问题
I want to compile a python function with cython, for reading a binary file skipping some records (without reading the whole file and then slicing, as I would run out of memory). I can come up with something like this:
    def FromFileSkip(fid, count=1, skip=0):            
        if skip>=0:
            data = numpy.zeros(count)
            k = 0
            while k<count:
                try:
                    data[k] = numpy.fromfile(fid, count=1, dtype=dtype)
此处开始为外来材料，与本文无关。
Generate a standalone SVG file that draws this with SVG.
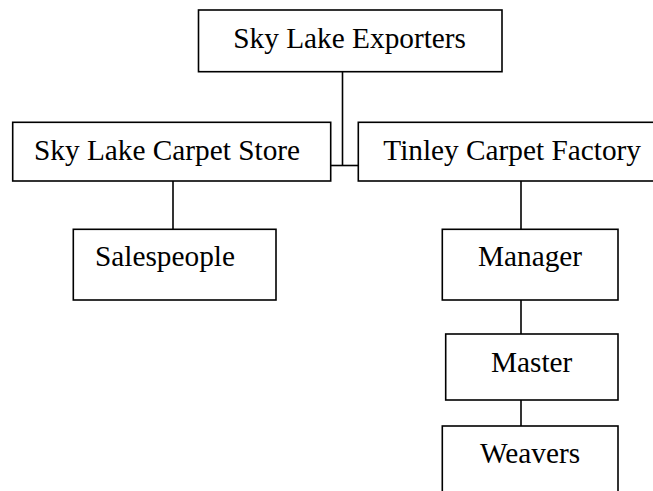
<svg xmlns="http://www.w3.org/2000/svg" width="653" height="491" viewBox="0 0 653 491">
<style>
.box{fill:#fff;stroke:#000;stroke-width:1.6}
.lbl{font-family:"Liberation Serif","Times New Roman",serif;font-size:29.3px;fill:#000}
.conn line{stroke:#000;stroke-width:1.6}
</style>
<rect width="653" height="491" fill="#fff"/>
<g id="connectors" class="conn">
<line x1="342.5" y1="72" x2="342.5" y2="165.5"/>
<line x1="331" y1="165.5" x2="358.5" y2="165.5"/>
<line x1="173" y1="181" x2="173" y2="229.5"/>
<line x1="521" y1="181" x2="521" y2="229.5"/>
<line x1="521" y1="300" x2="521" y2="334"/>
<line x1="521" y1="400" x2="521" y2="426"/>
</g>
<g id="sky-lake-exporters">
<rect class="box" x="198.5" y="10" width="303.5" height="61.7"/>
<text class="lbl" x="233.3" y="48.3">Sky Lake Exporters</text>
</g>
<g id="sky-lake-carpet-store">
<rect class="box" x="12.7" y="122.3" width="318" height="58.7"/>
<text class="lbl" x="34" y="160">Sky Lake Carpet Store</text>
</g>
<g id="tinley-carpet-factory">
<rect class="box" x="358.3" y="122.3" width="297" height="58.7"/>
<text class="lbl" x="383.3" y="160">Tinley Carpet Factory</text>
</g>
<g id="salespeople">
<rect class="box" x="73.3" y="229.3" width="202.7" height="70.7"/>
<text class="lbl" x="95" y="266">Salespeople</text>
</g>
<g id="manager">
<rect class="box" x="442.3" y="229.3" width="175.7" height="70.7"/>
<text class="lbl" x="478" y="266">Manager</text>
</g>
<g id="master">
<rect class="box" x="445.7" y="334" width="172.3" height="66"/>
<text class="lbl" x="491" y="371.7">Master</text>
</g>
<g id="weavers">
<rect class="box" x="442.3" y="426" width="175.7" height="70"/>
<text class="lbl" x="480" y="463">Weavers</text>
</g>
</svg>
                    fid.seek(skip, 1)
                    k +=1
                except ValueError:
                    data = data[:k]
                    break
            return data
and then I can use the function like this:
 f = open(filename)
 data = FromFileSkip(f,...
However, for compiling the function "FromFileSkip" with cython, I would like to define all the types involved in the function, so "fid" as well, the file handler. How can I define its type in cython, as it is not a "standard" type, e.g. an integer. Thanks.
回答1:
Defining the type of fid won't help because calling python functions is still costly. Try compiling your example with "-a" flag to see what I mean. However, you can use low-level C functions for file handling to avoid python overhead in your loop. For the sake of example, I assumed that the data starts right from the beginning of the file and that its type is double
from libc.stdio cimport *                                                                
cdef extern from "stdio.h":
    FILE *fdopen(int, const char *)
import numpy as np
cimport numpy as np
DTYPE = np.double # or whatever your type is
ctypedef np.double_t DTYPE_t # or whatever your type is
def FromFileSkip(fid, int count=1, int skip=0):
    cdef int k
    cdef FILE* cfile
    cdef np.ndarray[DTYPE_t, ndim=1] data
    cdef DTYPE_t* data_ptr
    cfile = fdopen(fid.fileno(), 'rb') # attach the stream
    data = np.zeros(count).astype(DTYPE)
    data_ptr = <DTYPE_t*>data.data
    # maybe skip some header bytes here
    # ...
    for k in range(count):
        if fread(<void*>(data_ptr + k), sizeof(DTYPE_t), 1, cfile) < 0:
            break
        if fseek(cfile, skip, SEEK_CUR):
            break
    return data
Note that the output of cython -a example.pyx shows no python overhead inside the loop.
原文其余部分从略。